“They have mouths, but cannot speak, eyes, but cannot see. They have ears, but cannot hear, nor is there breath in their mouths. Those who make them will be like them, and so will all who trust in them.”

            -Psalm 135, 16-18 

The Sancti Quatuor Coronati or Four Crowned Ones were 3rd-century Christian sculptors who earned crowns of martyrdom for refusing to fashion an idolatrous image. Porphyrius recorded the actions of these men shortly after their deaths: "Although they raised no objection to the fashioning of profane images depicting Victoria(Nike), Cupid, and the Chariot of the Sun, these sculptors refused to make a statue of Æsculapius for a heathen temple. For this, they were put into leaden caskets and drowned in the River Save." 

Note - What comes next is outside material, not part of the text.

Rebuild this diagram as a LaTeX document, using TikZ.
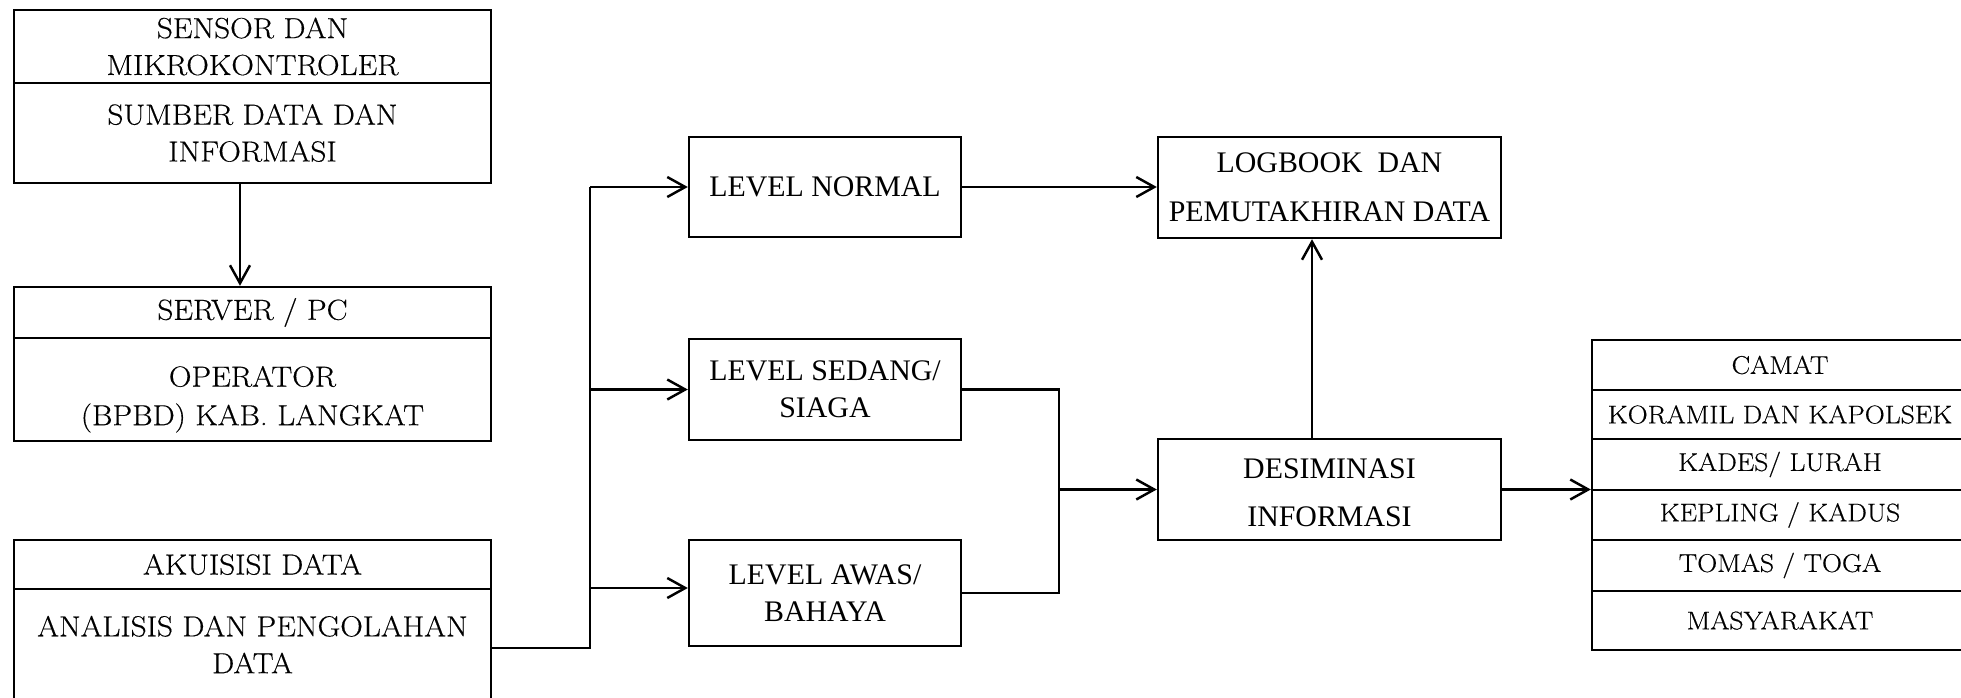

Porphyrius, a Roman bureaucrat, was perplexed. He could not see any distinction between the goddess Victoria and the god Æsculapius. Christians understand that the difference lies in the context and intent of each work. Depictions of Nike, Cupid, and Apollo are frequently used in classical and Christian iconography to represent abstract ideas like victory, love, and wisdom. These images are distinct from idols because they are not objects of worship; instead, they point towards ideas and truths greater than themselves.

Delighting in its inherent nuance and beauty, early Christian artists maintained and expanded the symbolic language of the antique world preserving many beautiful traditions. But they also affirmed that, without God’s grace, their images would be deaf, blind, and dumb; and they preferred death to the perpetuation of dead idolatry.